Need help understanding the outputs from GNEISS

mortonjt · May 20, 2020, 5:00pm

However, I am having trouble understanding the output generated.

• In the regression summary file (attached) I concluded that:

1- The variables that impacted the model the most were: Site[external] and Animal Type. This make sense to me, since the external sample which (explained about 6% of the community variation) was a control sample collected from the outside of the reproductive tract to control for handling contamination. Thus, we expected a more diverse microbiome on Site[external].
In addition, we also expected to see differences in the microbiome of cows and heifers. Thus, AnimalType[Heifer] being the second most significant variable in our model, explaining about 3.6% of the community variation, makes completely sense to me.
2- Overall, our regression model can explain about 22% of the community variation. I found this result also reasonable as compared to the results from the data presented in the tutorial.
3- In our model, the prediction accuracy (pred_mse) is also less than the within model error (model_mse), suggesting that over fitting is not happening.
4- Am I missing any important conclusions from this section?

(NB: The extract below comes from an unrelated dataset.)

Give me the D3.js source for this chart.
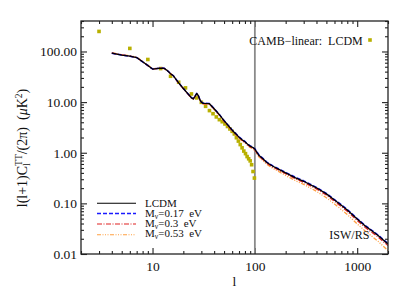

Yes, those conclusions are correct - 22% explained variance certainly higher than the average study.

I'd avoid drawing that conclusion from the heatmap - the R^2 differences are a better way for that sort of inference.

Yes, those are the top 10 balances. To find the numerator / denominator, run the balance_taxonomy command.

Its because those sites have fewer samples.

Possibly, I'd run beta-diversity to confirm that, since those plots only show the top 2 balances.

I'd ignore the scatterplots - those were designed as a diagnostic tool for the top balances to see if it is a good fit or not.

The tree branch lengths are scaled by explained variance, designed to help identify useful balances to pass into balance-taxonomy (you can zoom in and highlight the nodes of interest).

We know that the gneiss visualization is highly untuititive, which is part of the reason why we are deprecating the statistical methods in gneiss in favor of aldex2, songbird and ancom.

If you are interested in phylogenetic visualization, I recommend to checkout empress.